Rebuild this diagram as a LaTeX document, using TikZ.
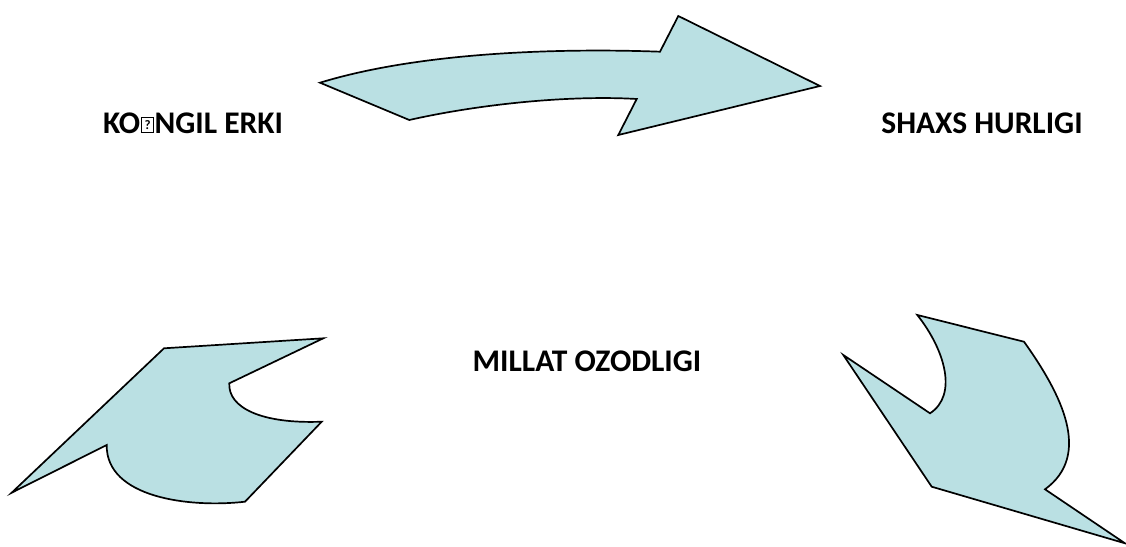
\documentclass[tikz,border=0pt]{standalone}
\usepackage{fontspec}
\setmainfont{Carlito}
\definecolor{arrowfill}{RGB}{186,224,227}
\newcommand{\tofu}{{\setlength{\fboxsep}{0pt}\setlength{\fboxrule}{1.3pt}\hspace{0.8pt}\raisebox{1.3pt}{\fbox{\makebox[10.5pt]{\rule{0pt}{14pt}\raisebox{2pt}{\fontsize{13}{13}\selectfont ?}}}}\hspace{0.5pt}}}
\tikzset{
  lbltext/.style={font=\fontsize{31.5}{34}\selectfont\bfseries, inner sep=0pt, anchor=center},
  arrowshape/.style={fill=arrowfill, draw=black, line width=1.7pt, line join=miter}
}
\begin{document}
\begin{tikzpicture}[x=1pt,y=-1pt]
\useasboundingbox (0,0) rectangle (1126,546);
% labels
\node[lbltext] (t1) at (193,123) {KO\tofu NGIL ERKI};
\node[lbltext] (t2) at (982,123.5) {SHAXS HURLIGI};
\node[lbltext] (t3) at (587,361.5) {MILLAT OZODLIGI};
% top arrow
\path[arrowshape] (320,82.7) -- (409.3,120)
  .. controls (480,104) and (570,95) .. (636.7,99)
  -- (618.3,135) -- (820,86) -- (678.3,16) -- (660,51.7)
  .. controls (560,48) and (420,52) .. (320,82.7) -- cycle;
% left arrow
\path[arrowshape] (164,348.3) -- (323.3,338.3) -- (229.3,383.3)
  .. controls (228,408) and (262,424) .. (321.7,421.7)
  -- (245,501.7)
  .. controls (190,508) and (106,498) .. (106.7,445)
  -- (11.7,492.7) -- cycle;
% right arrow
\path[arrowshape] (917.3,315) -- (1024,341.7)
  .. controls (1062,395) and (1092,455) .. (1045,489.3)
  -- (1125,543.3) -- (931.7,486.7) -- (843.3,355) -- (930,413.3)
  .. controls (958,395) and (945,350) .. (917.3,315) -- cycle;
\end{tikzpicture}
\end{document}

Task objective:
Restate the data above word for word. Skip every picture.

Exercise result:
Rebuild this diagram as a LaTeX document, using TikZ.
\documentclass[tikz,border=0pt]{standalone}
\usepackage{fontspec}
\setmainfont{Carlito}
\definecolor{arrowfill}{RGB}{186,224,227}
\newcommand{\tofu}{{\setlength{\fboxsep}{0pt}\setlength{\fboxrule}{1.3pt}\hspace{0.8pt}\raisebox{1.3pt}{\fbox{\makebox[10.5pt]{\rule{0pt}{14pt}\raisebox{2pt}{\fontsize{13}{13}\selectfont ?}}}}\hspace{0.5pt}}}
\tikzset{
  lbltext/.style={font=\fontsize{31.5}{34}\selectfont\bfseries, inner sep=0pt, anchor=center},
  arrowshape/.style={fill=arrowfill, draw=black, line width=1.7pt, line join=miter}
}
\begin{document}
\begin{tikzpicture}[x=1pt,y=-1pt]
\useasboundingbox (0,0) rectangle (1126,546);
% labels
\node[lbltext] (t1) at (193,123) {KO\tofu NGIL ERKI};
\node[lbltext] (t2) at (982,123.5) {SHAXS HURLIGI};
\node[lbltext] (t3) at (587,361.5) {MILLAT OZODLIGI};
% top arrow
\path[arrowshape] (320,82.7) -- (409.3,120)
  .. controls (480,104) and (570,95) .. (636.7,99)
  -- (618.3,135) -- (820,86) -- (678.3,16) -- (660,51.7)
  .. controls (560,48) and (420,52) .. (320,82.7) -- cycle;
% left arrow
\path[arrowshape] (164,348.3) -- (323.3,338.3) -- (229.3,383.3)
  .. controls (228,408) and (262,424) .. (321.7,421.7)
  -- (245,501.7)
  .. controls (190,508) and (106,498) .. (106.7,445)
  -- (11.7,492.7) -- cycle;
% right arrow
\path[arrowshape] (917.3,315) -- (1024,341.7)
  .. controls (1062,395) and (1092,455) .. (1045,489.3)
  -- (1125,543.3) -- (931.7,486.7) -- (843.3,355) -- (930,413.3)
  .. controls (958,395) and (945,350) .. (917.3,315) -- cycle;
\end{tikzpicture}
\end{document}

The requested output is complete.